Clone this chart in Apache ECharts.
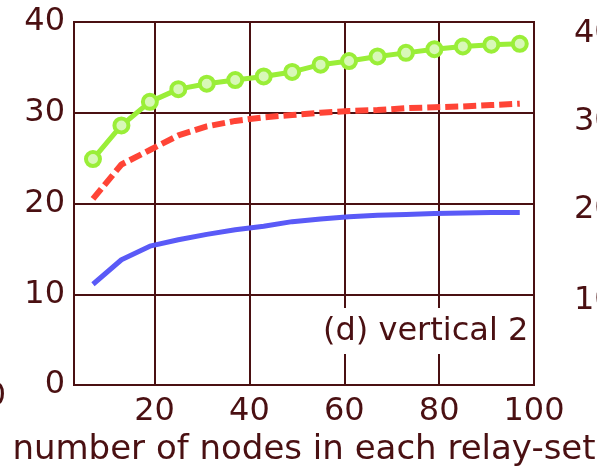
<!DOCTYPE html>
<html>
<head>
<meta charset="utf-8">
<script src="https://cdn.jsdelivr.net/npm/echarts@6/dist/echarts.min.js"></script>
<style>
html,body{margin:0;padding:0;background:#fff;}
#c{width:597px;height:466px;}
</style>
</head>
<body>
<div id="c"></div>
<script>
var xValues = [7,13,19,25,31,37,43,49,55,61,67,73,79,85,91,97];
var greenValues = [24.9,28.6,31.2,32.6,33.2,33.6,34.0,34.5,35.3,35.7,36.2,36.6,37.0,37.3,37.5,37.6];
var redValues = [20.5,24.3,25.9,27.5,28.5,29.1,29.5,29.75,30.0,30.2,30.3,30.5,30.6,30.7,30.85,31.0];
var blueValues = [11.1,13.8,15.3,16.0,16.6,17.1,17.5,18.0,18.3,18.55,18.7,18.8,18.9,18.95,19.0,19.0];
var xTicks = [20,40,60,80,100];
var xAxisName = 'number of nodes in each relay-set';
var panelLabel = '(d) vertical 2';
var rightPanelTicks = ['40','30','20','10'];
var leftPanelFragment = '0';

var ink = '#4a1012';
var font = 'DejaVu Sans';

function pairs(ys){ return xValues.map(function(x,i){ return [x, ys[i]]; }); }

var chart = echarts.init(document.getElementById('c'), null, {renderer:'canvas'});
var graphics = [
  {type:'text', left:321, top:308, z:100,
   style:{text:panelLabel, font:'32px "DejaVu Sans"', fill:ink, backgroundColor:'#fff', padding:[8,2,6,2]}}
];
var rightY = [34,122,210,301];
rightPanelTicks.forEach(function(t,i){
  graphics.push({type:'text', x:574, y:rightY[i], style:{text:t, font:'32px "DejaVu Sans"', fill:ink, verticalAlign:'middle', align:'left'}});
});
graphics.push({type:'text', x:6, y:397, style:{text:leftPanelFragment, font:'32px "DejaVu Sans"', fill:ink, verticalAlign:'middle', align:'right'}});

chart.setOption({
  animation:false,
  backgroundColor:'#fff',
  grid:{left:74, top:22, right:63, bottom:81, containLabel:false, outerBoundsMode:'none',
        show:true, borderColor:ink, borderWidth:2, backgroundColor:'transparent'},
  xAxis:{
    type:'value', min:3, max:100,
    name:xAxisName, nameLocation:'middle', nameGap:43,
    nameTextStyle:{fontFamily:font, fontSize:34, color:ink},
    axisLine:{show:true, lineStyle:{color:ink, width:2}},
    axisTick:{show:false, customValues:[20,40,60,80]},
    axisLabel:{customValues:xTicks, fontFamily:font, fontSize:32, color:ink, margin:11},
    splitLine:{show:true, lineStyle:{color:ink, width:2}}
  },
  yAxis:{
    type:'value', min:0, max:40, interval:10,
    axisLine:{show:true, lineStyle:{color:ink, width:2}},
    axisTick:{show:false},
    axisLabel:{fontFamily:font, fontSize:32, color:ink, margin:9, showMinLabel:true, showMaxLabel:true},
    splitLine:{show:true, lineStyle:{color:ink, width:2}}
  },
  series:[
    {type:'line', data:pairs(blueValues), showSymbol:false, symbol:'none',
     lineStyle:{color:'#5a5af7', width:5}, z:3},
    {type:'line', data:pairs(redValues), showSymbol:false, symbol:'none',
     lineStyle:{color:'#ff4436', width:6, type:[13,5]}, z:4},
    {type:'line', data:pairs(greenValues), symbol:'circle', symbolSize:14,
     lineStyle:{color:'#9aee38', width:5},
     itemStyle:{color:'#d8f8b8', borderColor:'#9aee38', borderWidth:4}, z:5}
  ],
  graphic:graphics
});
</script>
</body>
</html>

**WHAT THE TASK ASKS**
Omit every picture, then repeat the remaining data exactly as it appears above.

**WRITTEN SOLUTION**
Clone this chart in Apache ECharts.
<!DOCTYPE html>
<html>
<head>
<meta charset="utf-8">
<script src="https://cdn.jsdelivr.net/npm/echarts@6/dist/echarts.min.js"></script>
<style>
html,body{margin:0;padding:0;background:#fff;}
#c{width:597px;height:466px;}
</style>
</head>
<body>
<div id="c"></div>
<script>
var xValues = [7,13,19,25,31,37,43,49,55,61,67,73,79,85,91,97];
var greenValues = [24.9,28.6,31.2,32.6,33.2,33.6,34.0,34.5,35.3,35.7,36.2,36.6,37.0,37.3,37.5,37.6];
var redValues = [20.5,24.3,25.9,27.5,28.5,29.1,29.5,29.75,30.0,30.2,30.3,30.5,30.6,30.7,30.85,31.0];
var blueValues = [11.1,13.8,15.3,16.0,16.6,17.1,17.5,18.0,18.3,18.55,18.7,18.8,18.9,18.95,19.0,19.0];
var xTicks = [20,40,60,80,100];
var xAxisName = 'number of nodes in each relay-set';
var panelLabel = '(d) vertical 2';
var rightPanelTicks = ['40','30','20','10'];
var leftPanelFragment = '0';

var ink = '#4a1012';
var font = 'DejaVu Sans';

function pairs(ys){ return xValues.map(function(x,i){ return [x, ys[i]]; }); }

var chart = echarts.init(document.getElementById('c'), null, {renderer:'canvas'});
var graphics = [
  {type:'text', left:321, top:308, z:100,
   style:{text:panelLabel, font:'32px "DejaVu Sans"', fill:ink, backgroundColor:'#fff', padding:[8,2,6,2]}}
];
var rightY = [34,122,210,301];
rightPanelTicks.forEach(function(t,i){
  graphics.push({type:'text', x:574, y:rightY[i], style:{text:t, font:'32px "DejaVu Sans"', fill:ink, verticalAlign:'middle', align:'left'}});
});
graphics.push({type:'text', x:6, y:397, style:{text:leftPanelFragment, font:'32px "DejaVu Sans"', fill:ink, verticalAlign:'middle', align:'right'}});

chart.setOption({
  animation:false,
  backgroundColor:'#fff',
  grid:{left:74, top:22, right:63, bottom:81, containLabel:false, outerBoundsMode:'none',
        show:true, borderColor:ink, borderWidth:2, backgroundColor:'transparent'},
  xAxis:{
    type:'value', min:3, max:100,
    name:xAxisName, nameLocation:'middle', nameGap:43,
    nameTextStyle:{fontFamily:font, fontSize:34, color:ink},
    axisLine:{show:true, lineStyle:{color:ink, width:2}},
    axisTick:{show:false, customValues:[20,40,60,80]},
    axisLabel:{customValues:xTicks, fontFamily:font, fontSize:32, color:ink, margin:11},
    splitLine:{show:true, lineStyle:{color:ink, width:2}}
  },
  yAxis:{
    type:'value', min:0, max:40, interval:10,
    axisLine:{show:true, lineStyle:{color:ink, width:2}},
    axisTick:{show:false},
    axisLabel:{fontFamily:font, fontSize:32, color:ink, margin:9, showMinLabel:true, showMaxLabel:true},
    splitLine:{show:true, lineStyle:{color:ink, width:2}}
  },
  series:[
    {type:'line', data:pairs(blueValues), showSymbol:false, symbol:'none',
     lineStyle:{color:'#5a5af7', width:5}, z:3},
    {type:'line', data:pairs(redValues), showSymbol:false, symbol:'none',
     lineStyle:{color:'#ff4436', width:6, type:[13,5]}, z:4},
    {type:'line', data:pairs(greenValues), symbol:'circle', symbolSize:14,
     lineStyle:{color:'#9aee38', width:5},
     itemStyle:{color:'#d8f8b8', borderColor:'#9aee38', borderWidth:4}, z:5}
  ],
  graphic:graphics
});
</script>
</body>
</html>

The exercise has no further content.